▶ [Supplied data]:
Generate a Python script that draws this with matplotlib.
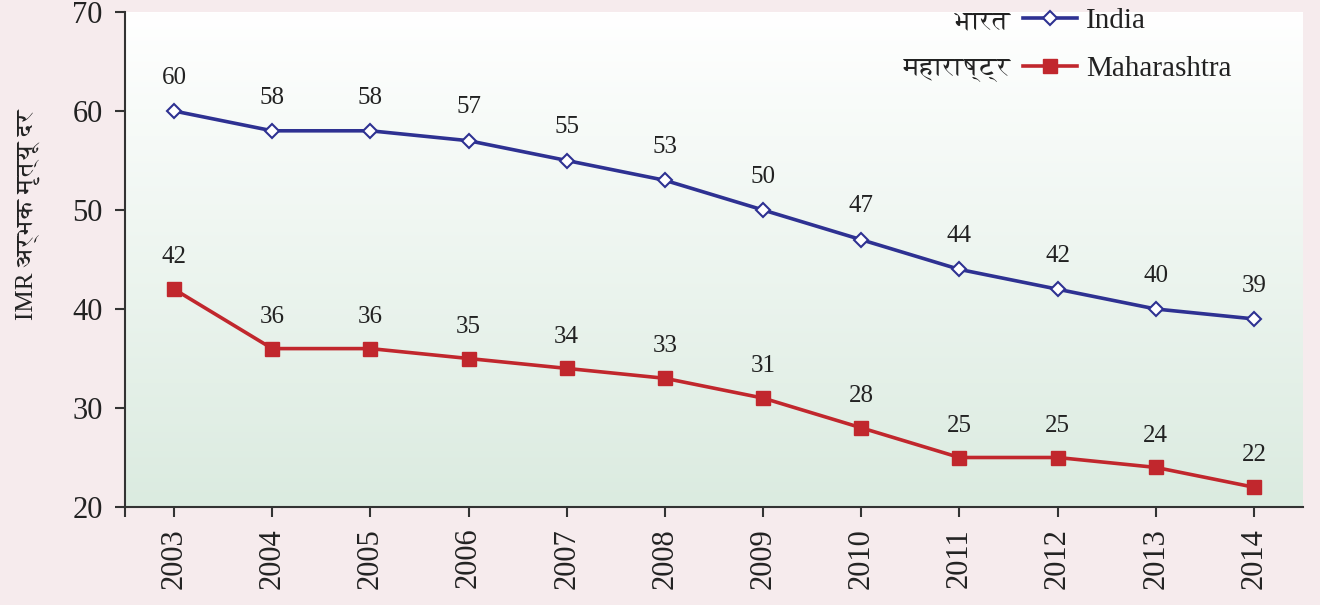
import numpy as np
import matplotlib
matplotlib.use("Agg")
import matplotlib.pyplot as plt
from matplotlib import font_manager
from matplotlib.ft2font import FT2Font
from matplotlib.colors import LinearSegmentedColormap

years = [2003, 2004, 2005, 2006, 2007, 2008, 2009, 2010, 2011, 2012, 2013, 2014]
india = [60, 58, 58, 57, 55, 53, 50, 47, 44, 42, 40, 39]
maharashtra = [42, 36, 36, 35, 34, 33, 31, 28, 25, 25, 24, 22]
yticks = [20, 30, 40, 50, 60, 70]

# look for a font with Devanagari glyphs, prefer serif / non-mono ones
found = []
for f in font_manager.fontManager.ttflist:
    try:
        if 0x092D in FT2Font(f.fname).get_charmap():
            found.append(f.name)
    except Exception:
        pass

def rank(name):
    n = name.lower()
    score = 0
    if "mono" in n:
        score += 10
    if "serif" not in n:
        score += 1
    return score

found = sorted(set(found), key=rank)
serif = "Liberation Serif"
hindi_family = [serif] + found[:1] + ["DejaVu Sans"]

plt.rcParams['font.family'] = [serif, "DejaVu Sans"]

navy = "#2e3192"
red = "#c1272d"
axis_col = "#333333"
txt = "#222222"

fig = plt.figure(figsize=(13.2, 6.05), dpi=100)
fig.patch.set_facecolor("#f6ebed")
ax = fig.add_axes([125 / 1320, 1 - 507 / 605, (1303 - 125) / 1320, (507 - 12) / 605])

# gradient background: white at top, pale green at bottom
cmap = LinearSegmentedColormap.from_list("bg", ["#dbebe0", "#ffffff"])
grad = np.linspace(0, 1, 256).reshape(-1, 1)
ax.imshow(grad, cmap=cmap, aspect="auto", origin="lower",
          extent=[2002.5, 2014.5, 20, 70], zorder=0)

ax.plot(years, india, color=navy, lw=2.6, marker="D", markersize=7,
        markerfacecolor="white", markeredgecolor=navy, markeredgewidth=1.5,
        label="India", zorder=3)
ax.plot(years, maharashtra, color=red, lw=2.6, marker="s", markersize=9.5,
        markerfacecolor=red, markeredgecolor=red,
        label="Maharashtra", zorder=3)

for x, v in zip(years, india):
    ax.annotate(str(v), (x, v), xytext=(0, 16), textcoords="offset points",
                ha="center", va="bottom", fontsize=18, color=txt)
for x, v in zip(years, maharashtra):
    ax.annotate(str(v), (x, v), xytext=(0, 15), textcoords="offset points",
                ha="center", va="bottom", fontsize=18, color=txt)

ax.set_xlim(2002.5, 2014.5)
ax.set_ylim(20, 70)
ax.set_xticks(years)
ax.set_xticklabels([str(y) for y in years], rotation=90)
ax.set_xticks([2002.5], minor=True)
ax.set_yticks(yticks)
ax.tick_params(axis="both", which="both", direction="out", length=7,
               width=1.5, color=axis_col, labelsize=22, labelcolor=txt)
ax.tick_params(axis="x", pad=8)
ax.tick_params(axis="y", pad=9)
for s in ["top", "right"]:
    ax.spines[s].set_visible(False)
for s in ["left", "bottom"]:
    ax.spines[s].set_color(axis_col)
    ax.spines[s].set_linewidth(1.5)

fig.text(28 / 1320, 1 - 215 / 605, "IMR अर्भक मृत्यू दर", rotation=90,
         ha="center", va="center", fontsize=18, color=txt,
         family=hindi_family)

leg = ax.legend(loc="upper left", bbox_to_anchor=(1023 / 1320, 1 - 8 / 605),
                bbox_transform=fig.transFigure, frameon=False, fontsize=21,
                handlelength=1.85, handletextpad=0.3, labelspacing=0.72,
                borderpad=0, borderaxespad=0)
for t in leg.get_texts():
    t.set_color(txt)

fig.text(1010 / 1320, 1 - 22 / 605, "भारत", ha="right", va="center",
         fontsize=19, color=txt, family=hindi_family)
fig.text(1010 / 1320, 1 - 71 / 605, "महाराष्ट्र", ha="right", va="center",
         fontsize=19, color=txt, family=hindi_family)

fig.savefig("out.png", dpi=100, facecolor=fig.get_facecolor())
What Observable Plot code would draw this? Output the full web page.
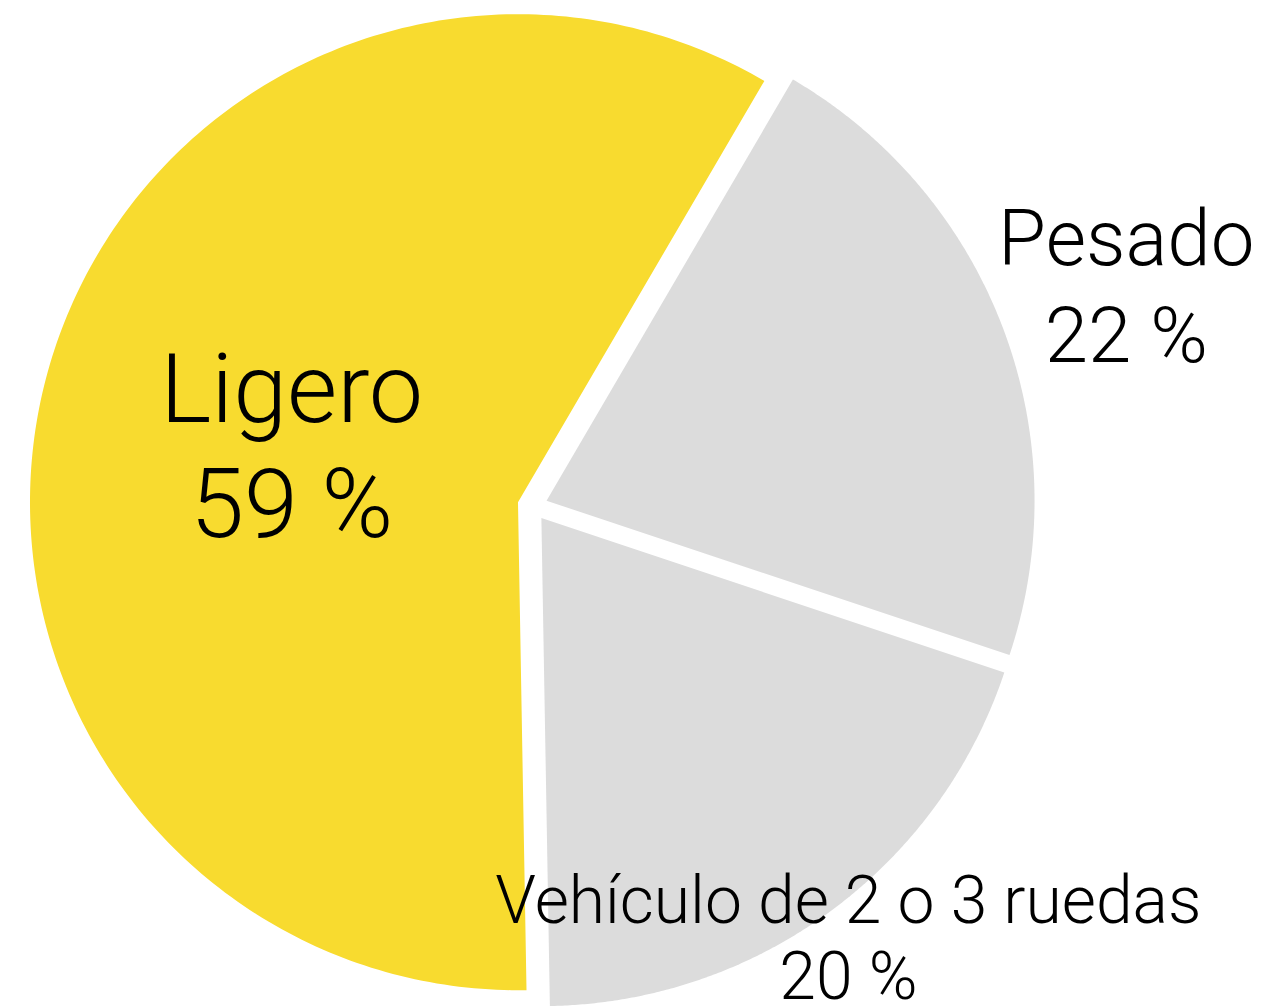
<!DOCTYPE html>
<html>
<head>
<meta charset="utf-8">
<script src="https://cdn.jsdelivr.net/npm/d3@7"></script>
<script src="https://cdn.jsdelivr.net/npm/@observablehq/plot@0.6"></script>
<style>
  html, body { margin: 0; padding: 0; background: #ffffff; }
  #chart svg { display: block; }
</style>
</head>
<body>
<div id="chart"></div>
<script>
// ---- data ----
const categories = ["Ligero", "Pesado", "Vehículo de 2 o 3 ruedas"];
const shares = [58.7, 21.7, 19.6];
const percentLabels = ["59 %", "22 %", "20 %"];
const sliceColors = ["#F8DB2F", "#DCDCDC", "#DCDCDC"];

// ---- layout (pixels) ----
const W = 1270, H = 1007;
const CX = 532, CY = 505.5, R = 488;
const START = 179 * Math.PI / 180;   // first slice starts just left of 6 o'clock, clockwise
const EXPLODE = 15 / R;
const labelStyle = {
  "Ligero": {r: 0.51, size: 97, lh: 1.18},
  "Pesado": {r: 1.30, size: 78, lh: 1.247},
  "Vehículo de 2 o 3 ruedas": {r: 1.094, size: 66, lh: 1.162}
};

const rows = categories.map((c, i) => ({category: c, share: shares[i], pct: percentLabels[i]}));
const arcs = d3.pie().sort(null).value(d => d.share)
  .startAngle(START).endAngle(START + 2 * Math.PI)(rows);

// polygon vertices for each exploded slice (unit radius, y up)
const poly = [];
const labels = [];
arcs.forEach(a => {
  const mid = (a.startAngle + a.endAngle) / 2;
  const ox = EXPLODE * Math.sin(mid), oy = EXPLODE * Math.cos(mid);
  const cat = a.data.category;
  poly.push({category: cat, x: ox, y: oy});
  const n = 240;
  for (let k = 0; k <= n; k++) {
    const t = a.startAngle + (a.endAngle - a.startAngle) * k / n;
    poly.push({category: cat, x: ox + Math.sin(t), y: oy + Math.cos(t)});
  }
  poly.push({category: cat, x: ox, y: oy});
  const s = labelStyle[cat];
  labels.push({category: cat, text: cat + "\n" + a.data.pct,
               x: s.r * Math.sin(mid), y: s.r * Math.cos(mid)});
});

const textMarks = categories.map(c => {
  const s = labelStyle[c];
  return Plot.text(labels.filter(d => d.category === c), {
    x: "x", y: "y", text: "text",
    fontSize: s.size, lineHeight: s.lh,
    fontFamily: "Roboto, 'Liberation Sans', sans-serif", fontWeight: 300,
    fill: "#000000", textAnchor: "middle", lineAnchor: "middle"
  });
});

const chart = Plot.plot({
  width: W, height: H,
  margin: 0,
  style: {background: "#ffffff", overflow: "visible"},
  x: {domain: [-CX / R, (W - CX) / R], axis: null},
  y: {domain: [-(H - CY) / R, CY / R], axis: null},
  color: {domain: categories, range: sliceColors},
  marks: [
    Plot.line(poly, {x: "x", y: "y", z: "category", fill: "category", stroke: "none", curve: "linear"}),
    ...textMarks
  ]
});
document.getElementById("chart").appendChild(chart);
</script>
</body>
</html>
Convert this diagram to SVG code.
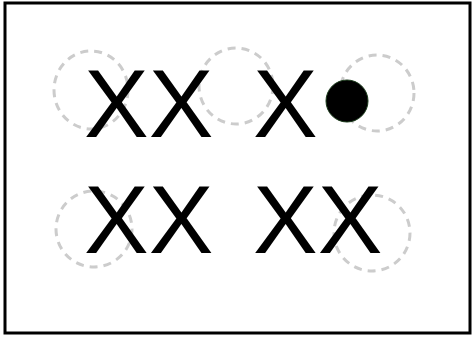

▶ [Work required]: Stop after the line containing "from matplotlib.colors import": copy the records exactly from the first line up to there, leaving pictures out.

▶ [Exercise solution]:
Generate a Python script that draws this with matplotlib.
import numpy as np
import matplotlib
matplotlib.use("Agg")
import matplotlib.pyplot as plt
from matplotlib import font_manager
from matplotlib.ft2font import FT2Font
from matplotlib.colors import LinearSegmentedColormap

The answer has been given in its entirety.